Try capturing the headers from a country targeted admob campaign. Cross reference the IP address or X_UP_SUBNO. You will find that many of the targeted ad's are not actually targeted(i.e. French targeted campaign will on occasion give Verizon wireless header). We saw a 10% discrepency. I am not sure if that is good/bad for a mobile ad network but we were surely still paying the targeting fee. I see a problem if people are selling premium content and their ad gets served to places they cannot deliver or bill. I also saw a good amount of 'web' requests which meant either someone was using a web browser and clicking the mobile link or they were surfing wap with WiFi..
After spending over a decade in the wireless data world and witnessing the promise of network speeds and user adoption finally meeting expectations, the last thing we need in the nascent market of mobile marketing is false proof points.
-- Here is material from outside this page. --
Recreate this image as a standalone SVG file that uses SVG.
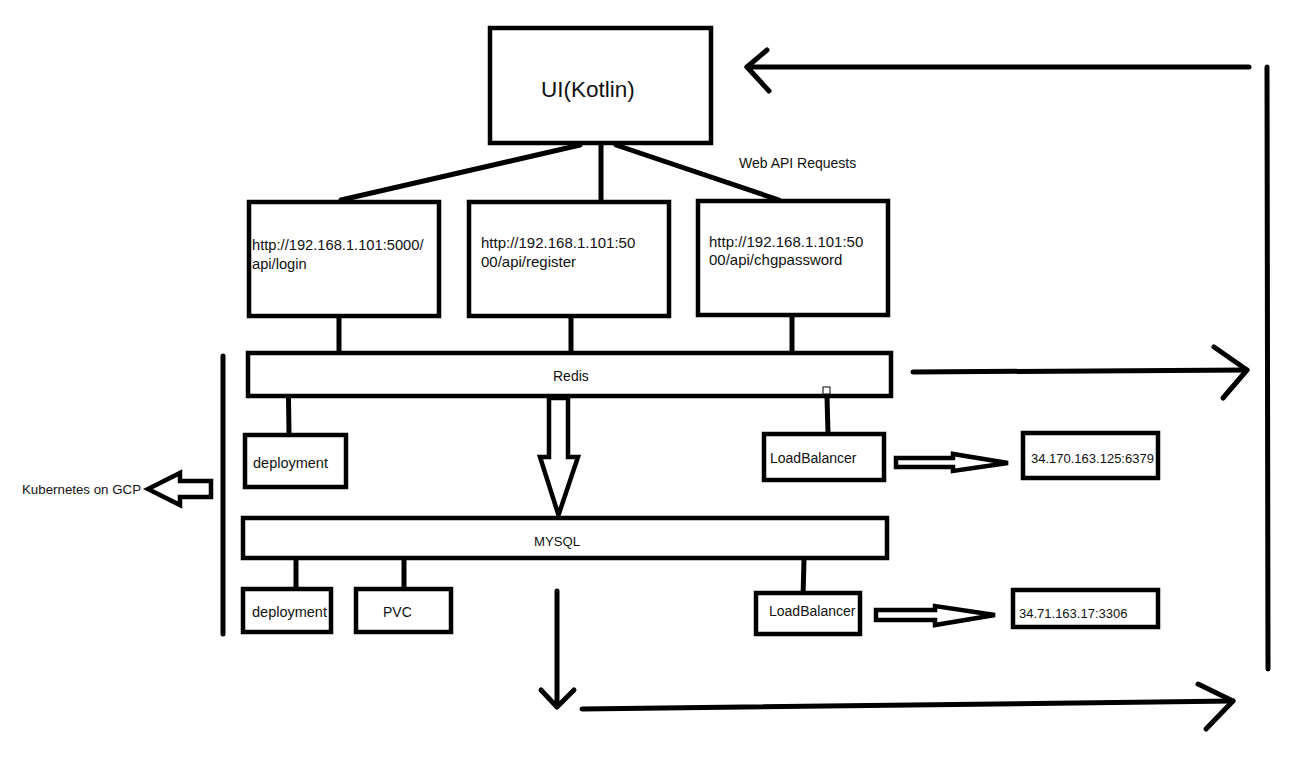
<svg xmlns="http://www.w3.org/2000/svg" width="1303" height="758" viewBox="0 0 1303 758">
<style>
.box{fill:#fff;stroke:#000;stroke-width:4.5}
.ln{stroke:#000;stroke-width:5;stroke-linecap:round;stroke-linejoin:round;fill:none}
.ha{fill:#fff;stroke:#000;stroke-width:4.5;stroke-linejoin:miter}
.t{font-family:"Liberation Sans",Arial,sans-serif;fill:#111}
</style>
<rect width="1303" height="758" fill="#fff"/>
<g id="connectors">
<line class="ln" x1="580" y1="145" x2="341" y2="200"/>
<line class="ln" x1="601" y1="145" x2="601" y2="203"/>
<line class="ln" x1="616" y1="145" x2="779" y2="200"/>
<line class="ln" x1="339" y1="318" x2="339" y2="352"/>
<line class="ln" x1="571" y1="318" x2="571" y2="355"/>
<line class="ln" x1="792" y1="317" x2="792" y2="352"/>
<line class="ln" x1="288.5" y1="398" x2="289" y2="433"/>
<line class="ln" x1="827" y1="397" x2="828" y2="433"/>
<line class="ln" x1="296" y1="560" x2="296" y2="589"/>
<line class="ln" x1="404" y1="560" x2="404" y2="589"/>
<line class="ln" x1="804" y1="560" x2="803" y2="597"/>
<polygon class="ha" points="549,398 568,398 568,457 578,457 558.5,515 540,457 549,457"/>
<polygon class="ha" points="148,489 180,473 180,481 211,481 211,497 180,497 180,505"/>
<polygon class="ha" points="896,458 953,458 953,454 1008,463 953,471 953,467 896,467"/>
<polygon class="ha" points="876,610 935,610 935,606 995,615 935,625 935,620 876,620"/>
<line class="ln" x1="223" y1="356" x2="223" y2="634"/>
<line class="ln" x1="1249" y1="67" x2="747" y2="67"/>
<polyline class="ln" points="767,50 747,67 769,91"/>
<line class="ln" x1="1267" y1="67" x2="1268" y2="669"/>
<line class="ln" x1="913" y1="372" x2="1247" y2="370"/>
<polyline class="ln" points="1214,347 1247,370 1223,398"/>
<line class="ln" x1="557" y1="591" x2="557" y2="706"/>
<polyline class="ln" points="541,690 557,707 574,690"/>
<line class="ln" x1="582" y1="709" x2="1233" y2="701"/>
<polyline class="ln" points="1198,684 1233,701 1206,729"/>
</g>
<g id="ui">
<rect class="box" x="490" y="28" width="221" height="115"/>
<text class="t" x="541" y="97" font-size="22.5">UI(Kotlin)</text>
</g>
<g id="label-web">
<text class="t" x="739" y="168" font-size="14">Web API Requests</text>
</g>
<g id="login">
<rect class="box" x="249" y="202" width="190" height="114"/>
<text class="t" x="252" y="250" font-size="14.7">http://192.168.1.101:5000/</text>
<text class="t" x="252" y="269" font-size="14.7">api/login</text>
</g>
<g id="register">
<rect class="box" x="469" y="202" width="200" height="114"/>
<text class="t" x="481" y="248" font-size="15">http://192.168.1.101:50</text>
<text class="t" x="481" y="267" font-size="15">00/api/register</text>
</g>
<g id="chgpassword">
<rect class="box" x="698" y="201" width="190" height="114"/>
<text class="t" x="709" y="247" font-size="15">http://192.168.1.101:50</text>
<text class="t" x="709" y="265" font-size="15">00/api/chgpassword</text>
</g>
<g id="redis">
<rect class="box" x="248" y="353" width="643" height="43"/>
<text class="t" x="553" y="381" font-size="14">Redis</text>
<rect x="823" y="387" width="7" height="7" fill="#fff" stroke="#000" stroke-width="1"/>
</g>
<g id="redis-deployment">
<rect class="box" x="245" y="435" width="101" height="52"/>
<text class="t" x="253" y="468" font-size="14.5">deployment</text>
</g>
<g id="redis-lb">
<rect class="box" x="764" y="434" width="120" height="46"/>
<text class="t" x="770" y="463" font-size="14">LoadBalancer</text>
</g>
<g id="redis-ip">
<rect class="box" x="1023" y="433" width="135" height="45"/>
<text class="t" x="1031" y="463" font-size="13">34.170.163.125:6379</text>
</g>
<g id="kubernetes">
<text class="t" x="22" y="494" font-size="13.3">Kubernetes on GCP</text>
</g>
<g id="mysql">
<rect class="box" x="243" y="518" width="644" height="40"/>
<text class="t" x="534" y="546" font-size="13.2">MYSQL</text>
</g>
<g id="mysql-deployment">
<rect class="box" x="243" y="589" width="88" height="43"/>
<text class="t" x="252" y="617" font-size="14.5">deployment</text>
</g>
<g id="pvc">
<rect class="box" x="356" y="589" width="95" height="43"/>
<text class="t" x="383" y="617" font-size="14">PVC</text>
</g>
<g id="mysql-lb">
<rect class="box" x="756" y="593" width="104" height="41"/>
<text class="t" x="769" y="616" font-size="14">LoadBalancer</text>
</g>
<g id="mysql-ip">
<rect class="box" x="1013" y="590" width="145" height="37"/>
<text class="t" x="1019" y="618" font-size="13">34.71.163.17:3306</text>
</g>
</svg>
We all need to act responsibly to ensure success for all stakeholders and most importantly, the end customer receiving content we are creating and sending.
Advertisers and business/entrepreneurs carrying bags of money and promises are playing a nice little game of musical chairs with each other, while we (the consumers) sit on the sidelines, annoyed and eagerly waiting for someone to trip and break their neck. We (yes, I speak for everyone on Earth) are sick of advertising. It's so prolific as to make it meaningless. I wonder if those ads on the floor (yes, on the floor; you can't even shoe-gaze anymore) of my local big-box home center actually result in sales, or are they there because some ad sales team snickeringly sold it to some big-box exec who actually thought it was a clever idea.
Here's my clever marketing idea: ads on the insides of eye-glasses. Isn't it the ultimate goal that wherever we look, we'll see an ad? What an even more messed-up world it will be when some soulless marketing upstart takes that suggestion seriously.